**What the task requires:** Of the records that follow, copy only the lines from the line containing "Convert this diagram to TikZ code." to the line containing "(ringc) circle (282.5);", both included, exactly as written.

########################################

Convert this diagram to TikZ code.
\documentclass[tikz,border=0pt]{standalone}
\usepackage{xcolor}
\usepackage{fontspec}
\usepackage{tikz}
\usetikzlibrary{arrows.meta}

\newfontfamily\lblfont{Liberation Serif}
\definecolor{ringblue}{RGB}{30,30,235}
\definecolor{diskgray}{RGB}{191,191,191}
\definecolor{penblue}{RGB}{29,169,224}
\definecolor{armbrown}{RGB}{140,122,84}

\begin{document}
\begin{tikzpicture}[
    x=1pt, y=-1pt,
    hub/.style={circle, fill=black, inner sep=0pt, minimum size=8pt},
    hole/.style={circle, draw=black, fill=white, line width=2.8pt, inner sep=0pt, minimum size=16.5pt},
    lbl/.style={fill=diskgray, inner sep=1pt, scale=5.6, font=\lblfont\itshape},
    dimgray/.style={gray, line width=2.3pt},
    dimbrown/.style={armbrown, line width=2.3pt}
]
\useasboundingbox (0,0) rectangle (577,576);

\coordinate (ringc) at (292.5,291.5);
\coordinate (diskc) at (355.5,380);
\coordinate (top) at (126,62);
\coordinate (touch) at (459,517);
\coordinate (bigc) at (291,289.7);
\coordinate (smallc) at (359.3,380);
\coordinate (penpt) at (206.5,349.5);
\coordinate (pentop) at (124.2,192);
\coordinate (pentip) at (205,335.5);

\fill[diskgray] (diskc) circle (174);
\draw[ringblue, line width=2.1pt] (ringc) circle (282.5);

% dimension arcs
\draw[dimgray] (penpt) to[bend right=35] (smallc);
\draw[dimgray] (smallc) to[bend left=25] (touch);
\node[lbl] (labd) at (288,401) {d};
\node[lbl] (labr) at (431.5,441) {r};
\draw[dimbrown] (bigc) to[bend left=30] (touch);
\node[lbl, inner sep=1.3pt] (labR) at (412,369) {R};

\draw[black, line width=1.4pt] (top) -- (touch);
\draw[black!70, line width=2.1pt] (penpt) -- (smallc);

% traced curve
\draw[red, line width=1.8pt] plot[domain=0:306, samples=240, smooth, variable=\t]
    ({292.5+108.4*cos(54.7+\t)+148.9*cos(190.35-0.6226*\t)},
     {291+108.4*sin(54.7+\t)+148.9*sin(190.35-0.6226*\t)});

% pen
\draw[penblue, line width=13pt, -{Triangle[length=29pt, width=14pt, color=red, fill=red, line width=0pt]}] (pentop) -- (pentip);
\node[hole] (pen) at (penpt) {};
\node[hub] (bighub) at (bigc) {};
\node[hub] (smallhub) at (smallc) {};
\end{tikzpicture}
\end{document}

########################################

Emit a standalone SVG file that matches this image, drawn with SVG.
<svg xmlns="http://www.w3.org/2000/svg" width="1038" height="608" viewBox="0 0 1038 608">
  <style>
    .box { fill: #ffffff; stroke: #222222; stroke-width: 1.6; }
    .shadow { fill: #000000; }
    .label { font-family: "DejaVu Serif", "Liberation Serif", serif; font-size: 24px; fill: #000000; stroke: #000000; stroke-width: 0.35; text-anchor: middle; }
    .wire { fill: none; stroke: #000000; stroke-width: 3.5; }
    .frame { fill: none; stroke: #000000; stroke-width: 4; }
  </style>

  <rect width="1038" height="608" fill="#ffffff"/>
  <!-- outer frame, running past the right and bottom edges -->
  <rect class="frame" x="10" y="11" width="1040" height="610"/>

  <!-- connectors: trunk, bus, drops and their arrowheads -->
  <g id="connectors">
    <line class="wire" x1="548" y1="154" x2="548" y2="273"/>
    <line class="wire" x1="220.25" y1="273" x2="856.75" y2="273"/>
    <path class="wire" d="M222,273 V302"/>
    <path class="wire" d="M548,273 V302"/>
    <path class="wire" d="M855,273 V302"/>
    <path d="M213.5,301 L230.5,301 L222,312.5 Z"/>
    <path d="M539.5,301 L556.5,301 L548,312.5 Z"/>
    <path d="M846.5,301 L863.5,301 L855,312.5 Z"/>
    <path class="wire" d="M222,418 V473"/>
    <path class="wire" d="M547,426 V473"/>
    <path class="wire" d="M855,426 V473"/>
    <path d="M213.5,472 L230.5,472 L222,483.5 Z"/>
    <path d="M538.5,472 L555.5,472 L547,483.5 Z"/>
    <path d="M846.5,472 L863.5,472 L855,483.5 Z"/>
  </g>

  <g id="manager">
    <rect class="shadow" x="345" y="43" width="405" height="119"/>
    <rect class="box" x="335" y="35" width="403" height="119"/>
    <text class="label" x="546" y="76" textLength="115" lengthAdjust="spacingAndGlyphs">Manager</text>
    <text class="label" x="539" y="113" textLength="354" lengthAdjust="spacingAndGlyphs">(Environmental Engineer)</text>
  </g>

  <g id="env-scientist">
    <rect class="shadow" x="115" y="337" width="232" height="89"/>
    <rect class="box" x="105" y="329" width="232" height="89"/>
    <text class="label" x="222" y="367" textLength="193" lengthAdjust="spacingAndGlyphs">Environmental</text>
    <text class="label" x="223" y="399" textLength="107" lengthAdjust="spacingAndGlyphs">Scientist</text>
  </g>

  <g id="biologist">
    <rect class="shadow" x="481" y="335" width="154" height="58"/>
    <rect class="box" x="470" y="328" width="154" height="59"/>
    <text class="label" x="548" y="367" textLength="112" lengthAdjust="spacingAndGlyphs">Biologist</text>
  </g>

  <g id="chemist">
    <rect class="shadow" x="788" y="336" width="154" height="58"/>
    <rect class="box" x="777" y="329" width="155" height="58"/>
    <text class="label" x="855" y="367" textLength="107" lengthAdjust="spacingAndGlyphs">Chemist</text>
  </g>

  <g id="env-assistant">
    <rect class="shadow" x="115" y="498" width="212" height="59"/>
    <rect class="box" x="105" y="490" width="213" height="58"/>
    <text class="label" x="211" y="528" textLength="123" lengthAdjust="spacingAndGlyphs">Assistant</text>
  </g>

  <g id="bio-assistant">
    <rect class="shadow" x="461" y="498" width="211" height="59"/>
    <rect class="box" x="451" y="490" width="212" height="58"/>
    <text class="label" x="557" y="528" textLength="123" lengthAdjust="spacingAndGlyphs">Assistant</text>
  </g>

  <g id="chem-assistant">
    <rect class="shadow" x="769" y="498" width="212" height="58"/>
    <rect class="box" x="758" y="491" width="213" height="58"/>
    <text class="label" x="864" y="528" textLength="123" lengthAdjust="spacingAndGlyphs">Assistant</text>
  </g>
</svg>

########################################

**Reply:**
Convert this diagram to TikZ code.
\documentclass[tikz,border=0pt]{standalone}
\usepackage{xcolor}
\usepackage{fontspec}
\usepackage{tikz}
\usetikzlibrary{arrows.meta}

\newfontfamily\lblfont{Liberation Serif}
\definecolor{ringblue}{RGB}{30,30,235}
\definecolor{diskgray}{RGB}{191,191,191}
\definecolor{penblue}{RGB}{29,169,224}
\definecolor{armbrown}{RGB}{140,122,84}

\begin{document}
\begin{tikzpicture}[
    x=1pt, y=-1pt,
    hub/.style={circle, fill=black, inner sep=0pt, minimum size=8pt},
    hole/.style={circle, draw=black, fill=white, line width=2.8pt, inner sep=0pt, minimum size=16.5pt},
    lbl/.style={fill=diskgray, inner sep=1pt, scale=5.6, font=\lblfont\itshape},
    dimgray/.style={gray, line width=2.3pt},
    dimbrown/.style={armbrown, line width=2.3pt}
]
\useasboundingbox (0,0) rectangle (577,576);

\coordinate (ringc) at (292.5,291.5);
\coordinate (diskc) at (355.5,380);
\coordinate (top) at (126,62);
\coordinate (touch) at (459,517);
\coordinate (bigc) at (291,289.7);
\coordinate (smallc) at (359.3,380);
\coordinate (penpt) at (206.5,349.5);
\coordinate (pentop) at (124.2,192);
\coordinate (pentip) at (205,335.5);

\fill[diskgray] (diskc) circle (174);
\draw[ringblue, line width=2.1pt] (ringc) circle (282.5);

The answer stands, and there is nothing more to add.